Golf-related injuries in Australian amateur golfers (P1)
To perform an epidemiological study in order to determine the golf-related injury locations, injury rates and possible risk factors for golf injury in amateur golfers across Australia.
A retrospective cross-sectional survey of Australian golf club members was used to collect data for the study. Chi-square testing was used to evaluate the association between golf injury and each possible risk factor at univariate level. All the possible risk factors were further examined in multivariate analysis using logistical regression.
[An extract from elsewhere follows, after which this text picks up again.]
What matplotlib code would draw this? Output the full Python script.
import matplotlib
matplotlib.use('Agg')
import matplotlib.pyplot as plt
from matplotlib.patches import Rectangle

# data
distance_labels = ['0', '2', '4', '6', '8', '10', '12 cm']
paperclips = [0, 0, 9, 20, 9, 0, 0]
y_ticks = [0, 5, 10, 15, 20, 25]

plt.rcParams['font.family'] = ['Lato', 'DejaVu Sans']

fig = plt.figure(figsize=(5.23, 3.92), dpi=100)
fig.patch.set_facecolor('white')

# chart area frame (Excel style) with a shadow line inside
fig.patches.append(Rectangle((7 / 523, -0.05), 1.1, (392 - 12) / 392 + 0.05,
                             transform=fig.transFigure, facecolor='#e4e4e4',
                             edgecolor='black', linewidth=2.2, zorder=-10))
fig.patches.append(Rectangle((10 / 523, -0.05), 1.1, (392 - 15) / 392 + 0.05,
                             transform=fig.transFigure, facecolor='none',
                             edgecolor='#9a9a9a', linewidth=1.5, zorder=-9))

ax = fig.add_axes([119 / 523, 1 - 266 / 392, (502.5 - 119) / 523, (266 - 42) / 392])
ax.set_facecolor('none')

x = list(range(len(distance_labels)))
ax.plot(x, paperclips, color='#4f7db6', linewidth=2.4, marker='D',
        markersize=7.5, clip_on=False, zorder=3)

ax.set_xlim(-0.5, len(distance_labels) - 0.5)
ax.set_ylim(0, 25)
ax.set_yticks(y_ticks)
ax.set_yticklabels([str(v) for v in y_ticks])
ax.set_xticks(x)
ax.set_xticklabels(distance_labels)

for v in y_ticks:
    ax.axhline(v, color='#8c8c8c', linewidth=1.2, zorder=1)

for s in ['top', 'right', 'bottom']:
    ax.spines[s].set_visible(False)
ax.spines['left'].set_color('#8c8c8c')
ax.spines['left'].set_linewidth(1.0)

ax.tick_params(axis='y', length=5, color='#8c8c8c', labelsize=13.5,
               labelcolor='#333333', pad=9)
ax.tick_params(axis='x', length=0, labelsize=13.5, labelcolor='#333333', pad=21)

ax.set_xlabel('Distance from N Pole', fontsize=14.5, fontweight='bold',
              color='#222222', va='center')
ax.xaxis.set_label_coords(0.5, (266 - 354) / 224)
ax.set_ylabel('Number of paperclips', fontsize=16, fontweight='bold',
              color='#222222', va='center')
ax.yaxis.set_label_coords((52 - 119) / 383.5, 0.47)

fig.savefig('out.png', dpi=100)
There were 1 634 golfers included in the present study. Of these, 288 reported having had one or more golfrelated injuries in the previous year. The most common injury location was the lower back (25.3%), followed by the elbow (15.3%) and shoulder (9.4%). The most common injury mechanism was poor technique in execution of the golf swing (44.8%). Age, warm-up status, conditioning habits, wearing a golf glove/s and injury acquired in other sports / activities were significantly associated with risk of golf injury (p < 0.05). Equipment use such as type of golf club shaft used, type of shoes used and other factors studied were not statistically significant.
The most injured sites identified in this study were the lower back, elbow and shoulder respectively. Risk of injury during golfing varied according to age group, warm-up status, conditioning habits, whether the player wore a golf glove/s, and whether the golfer had been injured in other activities.
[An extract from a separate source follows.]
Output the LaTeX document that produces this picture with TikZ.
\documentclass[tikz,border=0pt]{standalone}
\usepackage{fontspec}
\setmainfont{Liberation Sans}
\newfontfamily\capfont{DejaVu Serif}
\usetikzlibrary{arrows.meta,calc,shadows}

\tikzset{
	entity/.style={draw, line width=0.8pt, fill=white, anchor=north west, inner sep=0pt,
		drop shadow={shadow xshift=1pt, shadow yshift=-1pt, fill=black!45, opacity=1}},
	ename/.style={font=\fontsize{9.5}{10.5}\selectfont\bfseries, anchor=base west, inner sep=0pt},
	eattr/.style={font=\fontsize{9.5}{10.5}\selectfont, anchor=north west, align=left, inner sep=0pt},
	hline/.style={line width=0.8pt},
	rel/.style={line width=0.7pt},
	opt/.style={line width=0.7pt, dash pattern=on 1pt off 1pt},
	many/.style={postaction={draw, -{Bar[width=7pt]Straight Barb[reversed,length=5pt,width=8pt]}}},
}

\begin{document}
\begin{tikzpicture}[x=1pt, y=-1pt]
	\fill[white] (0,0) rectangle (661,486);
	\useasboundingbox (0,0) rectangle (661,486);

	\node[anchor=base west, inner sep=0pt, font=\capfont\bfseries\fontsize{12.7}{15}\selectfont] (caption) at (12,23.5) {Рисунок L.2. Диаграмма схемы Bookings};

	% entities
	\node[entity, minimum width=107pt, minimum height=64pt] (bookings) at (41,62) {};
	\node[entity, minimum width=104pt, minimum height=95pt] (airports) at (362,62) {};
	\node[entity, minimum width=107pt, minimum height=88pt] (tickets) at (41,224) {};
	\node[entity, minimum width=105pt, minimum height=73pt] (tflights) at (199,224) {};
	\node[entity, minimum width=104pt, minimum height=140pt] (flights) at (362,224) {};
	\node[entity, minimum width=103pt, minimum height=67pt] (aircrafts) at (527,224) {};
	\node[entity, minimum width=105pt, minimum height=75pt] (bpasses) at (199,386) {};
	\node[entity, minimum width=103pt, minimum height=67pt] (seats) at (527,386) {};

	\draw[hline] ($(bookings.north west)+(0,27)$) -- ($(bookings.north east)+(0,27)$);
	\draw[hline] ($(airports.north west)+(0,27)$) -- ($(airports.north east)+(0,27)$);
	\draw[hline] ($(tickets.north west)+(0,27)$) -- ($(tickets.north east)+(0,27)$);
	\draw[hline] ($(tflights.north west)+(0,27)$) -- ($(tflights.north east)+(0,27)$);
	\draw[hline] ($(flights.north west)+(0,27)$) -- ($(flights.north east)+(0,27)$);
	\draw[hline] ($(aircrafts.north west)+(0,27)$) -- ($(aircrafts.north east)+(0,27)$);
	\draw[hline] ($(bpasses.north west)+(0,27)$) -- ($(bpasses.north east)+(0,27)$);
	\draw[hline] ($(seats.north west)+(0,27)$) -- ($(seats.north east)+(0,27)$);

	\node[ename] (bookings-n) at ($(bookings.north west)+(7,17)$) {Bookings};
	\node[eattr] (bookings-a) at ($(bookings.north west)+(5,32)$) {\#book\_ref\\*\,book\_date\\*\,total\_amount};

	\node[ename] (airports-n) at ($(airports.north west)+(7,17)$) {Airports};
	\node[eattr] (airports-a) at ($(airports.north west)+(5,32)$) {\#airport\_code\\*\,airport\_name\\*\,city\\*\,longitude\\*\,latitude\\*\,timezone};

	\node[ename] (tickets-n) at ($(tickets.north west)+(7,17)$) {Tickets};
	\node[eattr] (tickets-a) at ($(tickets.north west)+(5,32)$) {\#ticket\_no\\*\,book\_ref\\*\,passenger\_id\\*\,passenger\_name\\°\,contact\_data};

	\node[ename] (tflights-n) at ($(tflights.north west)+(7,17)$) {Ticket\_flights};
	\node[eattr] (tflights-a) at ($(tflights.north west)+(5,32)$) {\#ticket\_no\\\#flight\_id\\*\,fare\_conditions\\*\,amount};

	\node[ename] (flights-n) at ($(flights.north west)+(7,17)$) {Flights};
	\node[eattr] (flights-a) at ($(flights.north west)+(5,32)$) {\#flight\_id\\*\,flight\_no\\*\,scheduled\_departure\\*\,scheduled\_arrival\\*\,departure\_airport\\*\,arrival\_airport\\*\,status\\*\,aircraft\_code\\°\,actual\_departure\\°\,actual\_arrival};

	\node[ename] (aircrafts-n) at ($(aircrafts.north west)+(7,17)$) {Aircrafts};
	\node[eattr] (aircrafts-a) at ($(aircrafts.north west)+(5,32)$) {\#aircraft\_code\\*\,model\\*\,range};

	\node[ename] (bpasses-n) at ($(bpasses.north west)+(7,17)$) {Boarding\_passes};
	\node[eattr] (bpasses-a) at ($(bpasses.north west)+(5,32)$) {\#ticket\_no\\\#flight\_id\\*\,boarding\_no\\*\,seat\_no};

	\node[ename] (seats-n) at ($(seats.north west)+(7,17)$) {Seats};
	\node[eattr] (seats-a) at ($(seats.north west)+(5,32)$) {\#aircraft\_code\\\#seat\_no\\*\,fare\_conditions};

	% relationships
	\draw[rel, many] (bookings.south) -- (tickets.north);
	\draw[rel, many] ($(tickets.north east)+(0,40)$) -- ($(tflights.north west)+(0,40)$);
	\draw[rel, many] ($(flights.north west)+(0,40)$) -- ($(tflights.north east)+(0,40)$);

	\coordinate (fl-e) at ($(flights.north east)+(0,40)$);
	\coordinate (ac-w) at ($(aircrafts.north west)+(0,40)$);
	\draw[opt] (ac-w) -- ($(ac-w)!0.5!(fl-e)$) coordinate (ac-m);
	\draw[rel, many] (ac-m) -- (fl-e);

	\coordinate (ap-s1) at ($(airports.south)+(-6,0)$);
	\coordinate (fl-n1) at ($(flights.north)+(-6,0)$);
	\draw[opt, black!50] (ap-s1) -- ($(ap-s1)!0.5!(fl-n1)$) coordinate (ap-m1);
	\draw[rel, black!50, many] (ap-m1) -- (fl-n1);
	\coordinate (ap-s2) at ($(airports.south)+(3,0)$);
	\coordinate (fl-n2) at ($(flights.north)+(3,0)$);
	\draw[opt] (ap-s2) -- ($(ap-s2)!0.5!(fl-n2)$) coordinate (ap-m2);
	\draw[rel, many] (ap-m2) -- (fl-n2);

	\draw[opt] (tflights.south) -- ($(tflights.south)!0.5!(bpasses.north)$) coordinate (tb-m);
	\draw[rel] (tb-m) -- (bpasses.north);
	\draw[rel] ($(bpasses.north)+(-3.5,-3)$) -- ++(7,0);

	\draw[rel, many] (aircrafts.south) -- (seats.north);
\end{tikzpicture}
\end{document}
Golf is a popular sport played worldwide by people of all ages and skill levels. Part of the appeal of golf is that there are no gender, skill or age limits to participation. Golf participation rates vary across all age ranges and are high in the older age groups. This is partly due to the fact that those in the older/retired population have more leisure time to pursue activities and the fact that golf is low impact with a general aerobic component, which makes it a perfect recommendation for practitioners wanting their patients to exercise. Golf is a popular option as it also provides social interaction and can be played at all skill levels due to its handicap system. Additionally, for those people who like to remain active and competitive as they age, golf is a popular option.
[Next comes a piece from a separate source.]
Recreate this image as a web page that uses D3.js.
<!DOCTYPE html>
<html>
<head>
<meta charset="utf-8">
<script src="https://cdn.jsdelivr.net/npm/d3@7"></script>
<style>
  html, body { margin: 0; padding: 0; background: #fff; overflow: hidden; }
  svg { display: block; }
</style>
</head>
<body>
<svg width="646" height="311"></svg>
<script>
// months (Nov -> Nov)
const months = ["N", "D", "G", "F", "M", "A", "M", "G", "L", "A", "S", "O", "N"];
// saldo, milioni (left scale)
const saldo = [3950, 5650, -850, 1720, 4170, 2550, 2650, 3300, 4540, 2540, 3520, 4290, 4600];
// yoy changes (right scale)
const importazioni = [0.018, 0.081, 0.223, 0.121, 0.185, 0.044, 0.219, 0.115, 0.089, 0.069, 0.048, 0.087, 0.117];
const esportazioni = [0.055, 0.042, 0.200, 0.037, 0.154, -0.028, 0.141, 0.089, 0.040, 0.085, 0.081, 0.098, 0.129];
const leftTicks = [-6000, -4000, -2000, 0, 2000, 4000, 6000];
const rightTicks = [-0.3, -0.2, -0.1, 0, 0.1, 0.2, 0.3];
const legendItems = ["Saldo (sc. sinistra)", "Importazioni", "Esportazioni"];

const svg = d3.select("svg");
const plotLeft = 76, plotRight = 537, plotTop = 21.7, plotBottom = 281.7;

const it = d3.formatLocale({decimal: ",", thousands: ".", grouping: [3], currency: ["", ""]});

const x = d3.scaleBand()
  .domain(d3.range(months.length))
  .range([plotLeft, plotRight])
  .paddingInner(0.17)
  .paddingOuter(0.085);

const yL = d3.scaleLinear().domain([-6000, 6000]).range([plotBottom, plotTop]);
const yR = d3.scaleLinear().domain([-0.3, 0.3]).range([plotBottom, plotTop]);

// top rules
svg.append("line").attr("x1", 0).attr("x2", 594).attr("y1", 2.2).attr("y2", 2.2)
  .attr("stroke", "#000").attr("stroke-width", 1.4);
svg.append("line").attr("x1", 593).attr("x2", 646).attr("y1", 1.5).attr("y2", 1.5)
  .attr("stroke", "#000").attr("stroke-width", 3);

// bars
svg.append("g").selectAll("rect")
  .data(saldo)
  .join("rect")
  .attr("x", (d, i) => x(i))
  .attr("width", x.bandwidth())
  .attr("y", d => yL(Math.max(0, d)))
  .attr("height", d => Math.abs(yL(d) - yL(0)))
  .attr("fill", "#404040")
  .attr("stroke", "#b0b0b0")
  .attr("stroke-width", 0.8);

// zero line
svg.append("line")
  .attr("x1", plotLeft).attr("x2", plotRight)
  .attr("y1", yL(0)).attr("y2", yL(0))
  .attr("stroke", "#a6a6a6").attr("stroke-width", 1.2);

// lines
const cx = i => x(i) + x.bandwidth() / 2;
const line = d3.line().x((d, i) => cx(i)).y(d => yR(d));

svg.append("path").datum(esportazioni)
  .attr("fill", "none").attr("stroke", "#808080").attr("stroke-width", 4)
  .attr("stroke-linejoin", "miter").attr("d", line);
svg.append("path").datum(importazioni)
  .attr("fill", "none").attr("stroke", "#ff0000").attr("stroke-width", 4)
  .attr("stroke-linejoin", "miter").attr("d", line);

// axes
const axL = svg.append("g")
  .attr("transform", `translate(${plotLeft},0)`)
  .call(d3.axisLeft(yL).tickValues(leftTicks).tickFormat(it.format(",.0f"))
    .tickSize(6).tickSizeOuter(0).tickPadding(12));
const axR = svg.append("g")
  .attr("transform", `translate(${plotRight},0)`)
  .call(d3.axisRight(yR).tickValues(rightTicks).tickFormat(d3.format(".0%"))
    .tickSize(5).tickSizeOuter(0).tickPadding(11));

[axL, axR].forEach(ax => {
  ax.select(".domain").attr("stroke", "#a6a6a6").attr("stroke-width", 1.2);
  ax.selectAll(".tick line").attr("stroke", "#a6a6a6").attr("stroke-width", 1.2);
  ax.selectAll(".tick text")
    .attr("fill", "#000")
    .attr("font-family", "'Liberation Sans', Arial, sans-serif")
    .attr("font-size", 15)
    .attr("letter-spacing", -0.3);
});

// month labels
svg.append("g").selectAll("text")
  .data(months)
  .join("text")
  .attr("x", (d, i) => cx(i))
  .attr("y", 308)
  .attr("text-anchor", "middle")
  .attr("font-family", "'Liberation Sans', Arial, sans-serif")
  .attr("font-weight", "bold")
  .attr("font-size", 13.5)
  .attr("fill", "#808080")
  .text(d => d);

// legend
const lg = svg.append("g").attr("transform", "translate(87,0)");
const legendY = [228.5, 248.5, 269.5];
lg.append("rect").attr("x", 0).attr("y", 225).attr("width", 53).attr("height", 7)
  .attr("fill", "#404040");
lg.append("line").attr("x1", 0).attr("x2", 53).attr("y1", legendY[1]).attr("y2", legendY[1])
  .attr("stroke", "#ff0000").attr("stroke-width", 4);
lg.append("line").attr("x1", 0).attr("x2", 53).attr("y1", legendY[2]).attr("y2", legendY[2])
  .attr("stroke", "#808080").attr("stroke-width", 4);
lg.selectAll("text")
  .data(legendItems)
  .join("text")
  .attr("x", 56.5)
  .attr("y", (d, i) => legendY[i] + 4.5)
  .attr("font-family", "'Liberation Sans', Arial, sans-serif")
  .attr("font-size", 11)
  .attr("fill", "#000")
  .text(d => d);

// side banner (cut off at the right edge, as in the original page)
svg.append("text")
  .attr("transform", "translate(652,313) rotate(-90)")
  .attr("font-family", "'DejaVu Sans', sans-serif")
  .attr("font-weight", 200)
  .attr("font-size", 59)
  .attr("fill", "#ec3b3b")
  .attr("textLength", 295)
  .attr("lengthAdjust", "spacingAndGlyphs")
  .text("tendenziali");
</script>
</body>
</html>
Although uncommon, injuries do occur whilst playing golf. Considering the popularity of golf, both in terms of participation and spectator rates, it is surprising that there have been only a few small studies on golf injury. Gosheger et al.8 reported that most of our understanding of golf injuries relies on two publications produced by McCarroll et al.13 in 1990 and Batt in 1992,4 and one produced over 20 years ago by McCarroll and Gioe.14 The aims of this study were to determine the golf-related injury locations among amateur golfers across Australia, to examine the common injury mechanisms in golf, and to determine if factors such as age, gender and skill level affect injury rates. As golf-related injury occurs frequently in the golf swing, this study also attempted to ascertain the golf swing phase during which most injuries occur.